Après l'accident d'avion qui a coûté la vie au PDG de Total et après ses obsèques nationales à Saint-Sulpice, il y eût moult commentaires dont la plupart s'apparentaient plus à un panégyrique qu'à la simple compassion humaine. Toutefois en marge de ce consensus,quelques voix insolentes se sont manifestées pour rappeler les méfaits du géant pétrolier...
Autrement dit la classe des "honnêtes gens" a rendu hommage à l'un de ses illustres membres, en présence des hautes autorités de l'Etat.
Cette taxinomie (l'appelation "honnêtes gens") est apparue pour la première fois sous la monarchie de Juillet alors que la bourgeoisie, qui avait été incitée par Guizot à s'enrichir, tenait le haut du pavé. Elle prospéra évidemment sous Napoléon III et forma le socle inébranlable qui porta l'exécrable Adolphe Thiers au pouvoir avec cette "république monarchienne" de Versailles.

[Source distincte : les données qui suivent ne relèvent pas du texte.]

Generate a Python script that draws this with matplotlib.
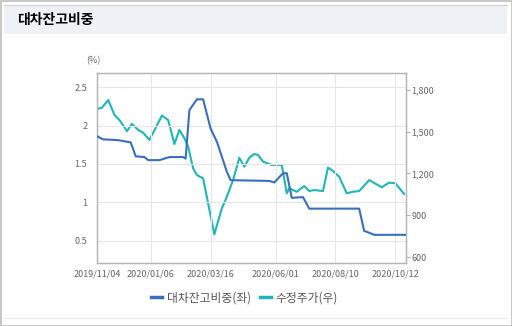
import matplotlib.pyplot as plt
from matplotlib.patches import Rectangle
from matplotlib.lines import Line2D
from matplotlib.ticker import FuncFormatter

plt.rcParams['font.family'] = ['Noto Sans CJK KR', 'DejaVu Sans']

# x = trading-day index from 2019/11/04
tick_idx = [0, 43, 91, 143, 191, 239]
tick_labels = ['2019/11/04', '2020/01/06', '2020/03/16', '2020/06/01', '2020/08/10', '2020/10/12']

# 대차잔고비중 (left axis, %)
ratio_x = [0, 5, 17, 27, 31, 38, 41, 50, 58, 69, 71, 74, 80, 85, 91, 96, 104, 107,
           138, 142, 149, 152, 156, 165, 170, 210, 214, 216, 222, 247]
ratio_y = [1.86, 1.82, 1.81, 1.78, 1.60, 1.59, 1.55, 1.55, 1.59, 1.59, 1.57, 2.20, 2.34, 2.34,
           1.96, 1.79, 1.40, 1.29, 1.28, 1.26, 1.38, 1.38, 1.06, 1.07, 0.92, 0.92, 0.63, 0.62,
           0.58, 0.58]

# 수정주가 (right axis)
price_x = [0, 4, 9, 14, 18, 24, 28, 33, 37, 42, 52, 57, 62, 66, 70, 73, 77, 80, 85, 94,
           100, 103, 109, 114, 118, 122, 126, 129, 133, 140, 148, 152, 154, 157, 160, 166,
           170, 174, 181, 185, 188, 194, 200, 205, 210, 218, 228, 234, 239, 246]
price_y = [1663, 1673, 1728, 1620, 1584, 1505, 1556, 1513, 1493, 1441, 1616, 1584, 1412,
           1513, 1453, 1393, 1237, 1189, 1165, 763, 950, 1010, 1153, 1313, 1249, 1313, 1340,
           1333, 1285, 1261, 1261, 1058, 1094, 1081, 1069, 1110, 1074, 1081, 1074, 1242,
           1225, 1177, 1058, 1069, 1074, 1153, 1101, 1134, 1130, 1053]

blue = '#3a6fbf'
teal = '#1fb5b9'
grey_txt = '#666666'

fig = plt.figure(figsize=(5.12, 3.26), dpi=100)

# frame and header band
fig.patches.append(Rectangle((0.5 / 512, 0.5 / 326), 511 / 512, 325 / 326, transform=fig.transFigure,
                             fill=False, edgecolor='#bdbdbd', linewidth=1.2))
fig.patches.append(Rectangle((4 / 512, 1 - 34 / 326), 503 / 512, 29 / 326, transform=fig.transFigure,
                             facecolor='#eef1f6', edgecolor='none'))
fig.lines.append(Line2D([4 / 512, 507 / 512], [1 - 5 / 326, 1 - 5 / 326], transform=fig.transFigure,
                        color='#d0d0d0', linewidth=0.8))
fig.lines.append(Line2D([4 / 512, 507 / 512], [1 - 318 / 326, 1 - 318 / 326], transform=fig.transFigure,
                        color='#e8e8e8', linewidth=0.8))
fig.text(17 / 512, 1 - 20 / 326, '대차잔고비중', fontsize=10, fontweight='bold', va='center', ha='left')

ax = fig.add_axes([97 / 512, 1 - 263 / 326, 309 / 512, 190 / 326])
ax2 = ax.twinx()

ax.plot(ratio_x, ratio_y, color=blue, linewidth=1.5, zorder=3)
ax2.plot(price_x, price_y, color=teal, linewidth=1.5, zorder=3)
ax.set_zorder(ax2.get_zorder() + 1)
ax.patch.set_visible(False)

ax.set_xlim(0, 247.5)
ax.set_ylim(0.214, 2.682)
ax2.set_ylim(557, 1922)

ax.set_xticks(tick_idx)
ax.set_xticklabels(tick_labels)
ax.set_yticks([0.5, 1, 1.5, 2, 2.5])
ax.set_yticklabels(['0.5', '1', '1.5', '2', '2.5'])
ax2.set_yticks([600, 900, 1200, 1500, 1800])
ax2.yaxis.set_major_formatter(FuncFormatter(lambda v, p: f'{int(v):,}'))

ax.grid(True, color='#e6e6e6', linewidth=0.8)
ax.set_axisbelow(True)
ax.tick_params(axis='both', length=0, labelsize=6.5, labelcolor=grey_txt, pad=5)
ax.tick_params(axis='y', pad=7)
ax2.tick_params(axis='y', length=3, color='#b0b0b0', labelsize=6.5, labelcolor=grey_txt, pad=1)

for a in (ax, ax2):
    for s in a.spines.values():
        s.set_color('#b5b5b5')
        s.set_linewidth(0.9)

fig.text(93 / 512, 1 - 61 / 326, '(%)', fontsize=6.5, color=grey_txt, ha='center', va='center')

handles = [Line2D([], [], color=blue, linewidth=2.5), Line2D([], [], color=teal, linewidth=2.5)]
fig.legend(handles, ['대차잔고비중(좌)', '수정주가(우)'], loc='center', bbox_to_anchor=(0.478, 1 - 298 / 326),
           ncol=2, frameon=False, fontsize=8.5, handlelength=0.9, handletextpad=0.4, columnspacing=0.8,
           labelcolor='#555555')

fig.savefig('out.png', dpi=100)
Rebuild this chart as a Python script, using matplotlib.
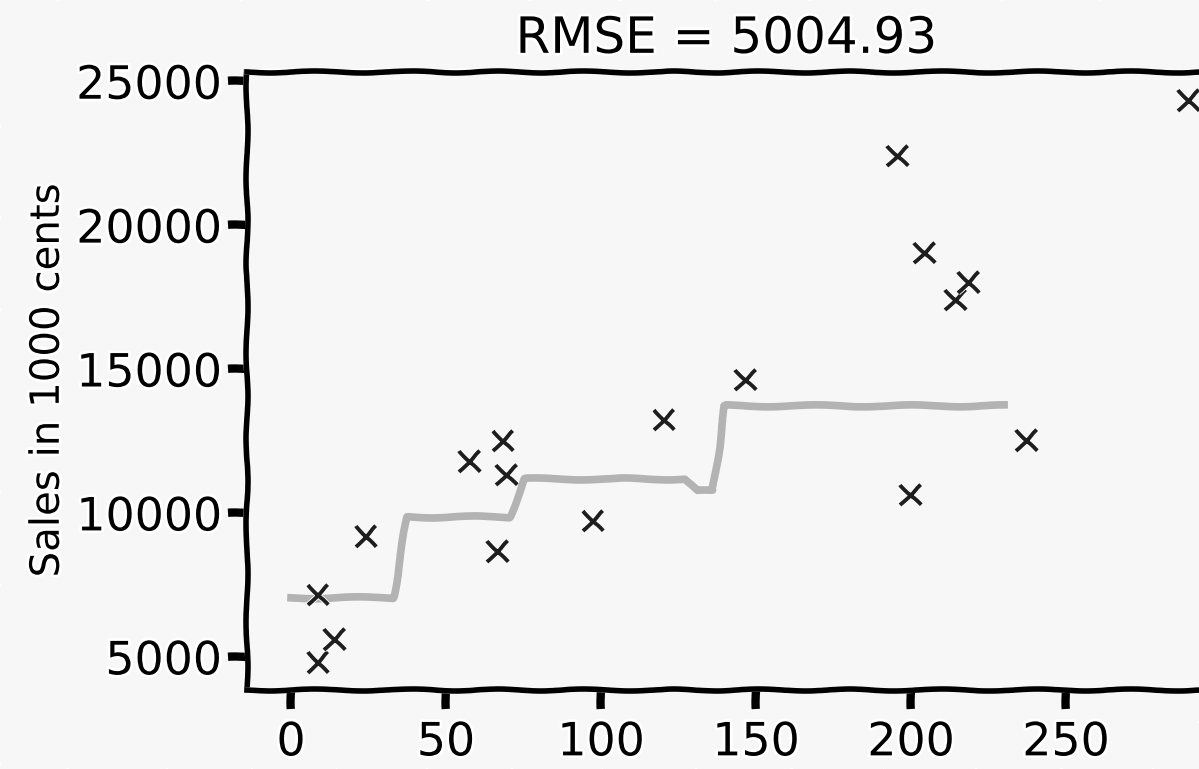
import numpy as np
import matplotlib
matplotlib.use('Agg')
import matplotlib.pyplot as plt

# observed points (x, sales in 1000 cents)
x_obs = [8.7, 8.7, 13.9, 24.2, 57.7, 66.5, 68.4, 69.4, 97.4, 120.3,
         146.5, 195.5, 204.2, 199.7, 214.2, 218.4, 237.1, 289.4]
y_obs = [4790, 7150, 5590, 9170, 11800, 8650, 12500, 11320, 9720, 13230,
         14620, 22400, 19030, 10620, 17400, 18020, 12530, 24340]

# fitted step curve
x_fit = [0, 33, 37.5, 70.5, 75.5, 127, 131, 136, 140, 230]
y_fit = [7050, 7050, 9860, 9860, 11180, 11180, 10760, 10760, 13720, 13720]

title = 'RMSE = 5004.93'
ylabel = 'Sales in 1000 cents'
xticks = [0, 50, 100, 150, 200, 250]
yticks = [5000, 10000, 15000, 20000, 25000]

plt.xkcd()
plt.rcParams['font.family'] = ['DejaVu Sans']

fig = plt.figure(figsize=(11.99, 7.69), dpi=100, facecolor='#f7f7f7')
ax = fig.add_axes([0.206, 0.103, 0.799, 0.803])
ax.set_facecolor('#f7f7f7')

ax.plot(x_fit, y_fit, color='#b3b3b3', linewidth=5.5)
ax.plot(x_obs, y_obs, linestyle='none', marker='x', markersize=15,
        markeredgewidth=2.8, color='#1e1e1e')

ax.set_xlim(-14.2, 294.8)
ax.set_ylim(3854, 25310)
ax.set_xticks(xticks)
ax.set_yticks(yticks)
ax.tick_params(axis='both', labelsize=33, length=14, width=6, direction='out')
ax.tick_params(axis='y', pad=4)
ax.tick_params(axis='x', pad=8)
for s in ax.spines.values():
    s.set_linewidth(4)
ax.spines['right'].set_visible(False)

ax.set_title(title, fontsize=36, pad=14)
ax.set_ylabel(ylabel, fontsize=29, labelpad=6)

fig.savefig('out.png', dpi=100, facecolor=fig.get_facecolor())
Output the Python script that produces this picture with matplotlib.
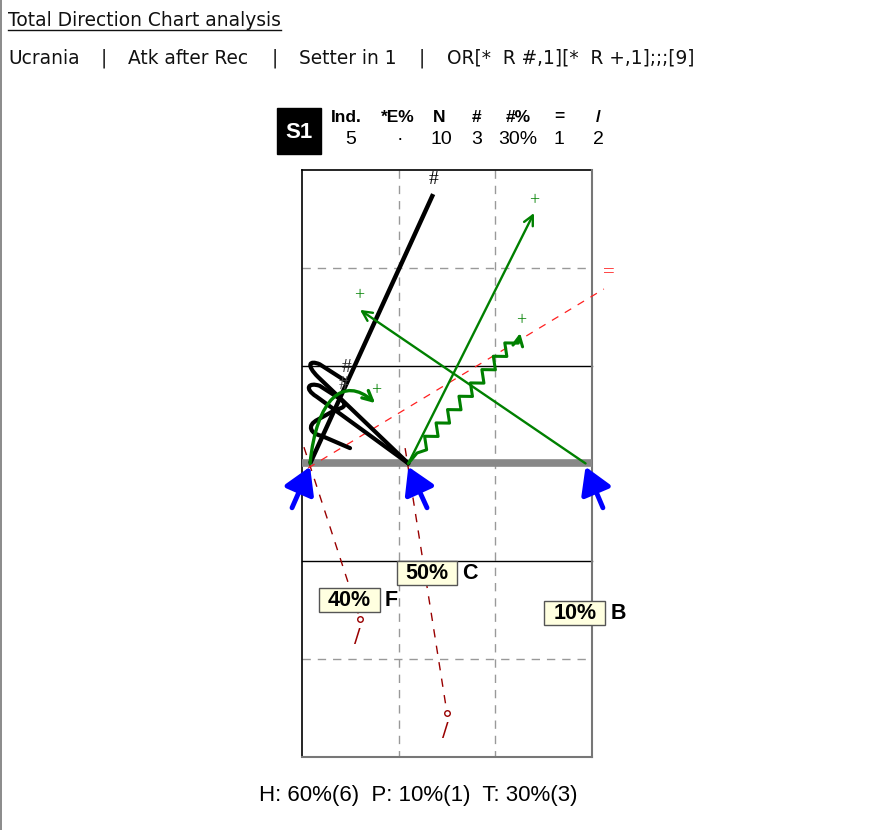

Dans son fulgurant essai, "Nationalistes et Nationaux", l'excellent Henri Guillemin a consacré cette expression en la faisant entrer dans le vocabulaire historique.
Aujourd'hui, le parangon des "honnêtes gens" semble bien être Monsieur Pierre Gattaz, le président du Medef. Il vaut sans doute mieux que son odieuse marionnette des "Guignols de l'info" mais il sussure avec une parfaite hypocrisie le langage apaisant de la collaboration de classe, de l'abandon du modèle social français qui est d'après lui une condition sine qua non de la création de richesses, c'est à dire du retour de l'emploi.
C'est d'ailleurs la carte de maîtresse du chantage qu'il exerce à l'égard du gouvernement (cf mon billet "Le grand chantage")
Il était ce matin l'invité de France Inter où il a fait patte de velours en développant son argumentation de "bon sens", le message d'un patronat bien-pensant destiné aux porteurs de casquettes, aux salauds de pauvres, à la plèbe des chomeurs.
Le capitalisme ne peut avoir un visage humain.